The agreement can include reasonable attorney's fees if the account of the debtor is referred for collection to an attorney, plus all court and other collection costs.

The bill provides the commercial credit plan shall be governed exclusively by HB 1357 and "shall not be subject to any other law of Colorado that otherwise would apply to the commercial credit plan including, but not limited to, laws limiting the amount or duration of credit or the rate or amount of interest or other charges that may be charged, taken, collected, received, or reserved."

A supposed defense to any legislative complaints is that "the purchases on credit are made or the loans are obtained primarily for business, commercial, investment, or agricultural purposes."

Notice the word "primarily", which is not defined. HB 1357 can include consumer sales or loans as long as the "primary" purpose is not consumer oriented. The creditor can take any security for the sale or loan "acceptable to the creditor." That security is NOT limited to the subject of the sale or loan. It can include a mortgage on your house, farm, car, furniture, accounts receivable.

GECC has indeed chosen the right state to initiate this monstrosity. The Colorado legislature long ago gave up any pretense to protecting users of credit. Actual interest rates under HB 1357 could easily reach 100 percent. To paraphrase a New Testament story: "Jesus chased the money lenders out of the Temple and into the basement of the state capitol building."

The last governor to play a major role in protecting users of credit was Governor Love, and his tenure did see positive changes in laws governing credit practices. During Gov. Lamm's earlier years, he also made certain credit users were not abused, but eventually he "accepted" at face value statements made by credit grantors who looked him in the eye and lied.

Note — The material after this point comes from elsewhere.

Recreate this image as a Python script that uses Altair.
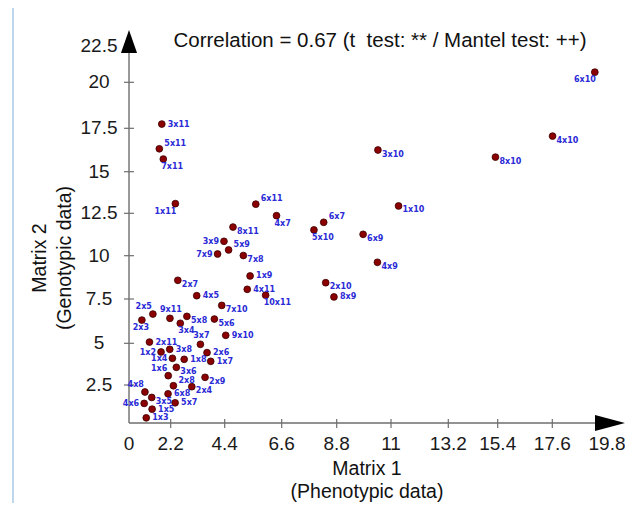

Gov. Romer on the other hand, has never made any attempt to pretend to care about credit users and their problems.

The mythology is that anyone in "business" is credit-sophisticated and would not sign on to anything resembling this "commercial credit plan". The actuality will be in the number of Colorado bankruptcies that can flow from HB 1357.

And of course, there is an exception in HB 1357 to the crime of criminal usury for interest rates in excess of forty-five percent. That crime is a class 6 felony under CRS 18-15-104 and was passed in 1972 (during Gov. Love's tenure) and carried by Rep. Ron Strahle. HB 1357 states the "additional charges" which could be as high as 100 percent interest are "not criminal usury". There are present exceptions to the criminal usury law for fees and charges permitted by the Consumer Credit Code. The difference is that those fees and charges cannot rise beyond a statutory maximum. The additional "interest" under HB 1357 can climb to the heavens.

If the debt is in default, buyers or borrowers under the Commercial Credit Plan have no protection under the Colorado Collection Practices Act, because the legislature removed commercial debtors from that protection in 1995.

This bill is obviously not limited to the bill's "pushers". Any credit grantor can set up a "commercial credit plan" and most will.

It is NOT limited to credit cards. It can be any form of revolving account sales or loans.

The bill is now in the Colorado Senate. Between 1981 and 1988, fraudulent Colorado security offerings allowed by the Colorado legislature ruined innocent investors in other states. Under HB 1357, "Colorado" financial institutions will export "interest rates" as high as 100 percent to innocent credit users in other states, regardless of that other state's attempted restrictions on criminal usury.

Perhaps Colorado's tourism ads should read: "Colorado: Beautiful scenery and white collar thievery."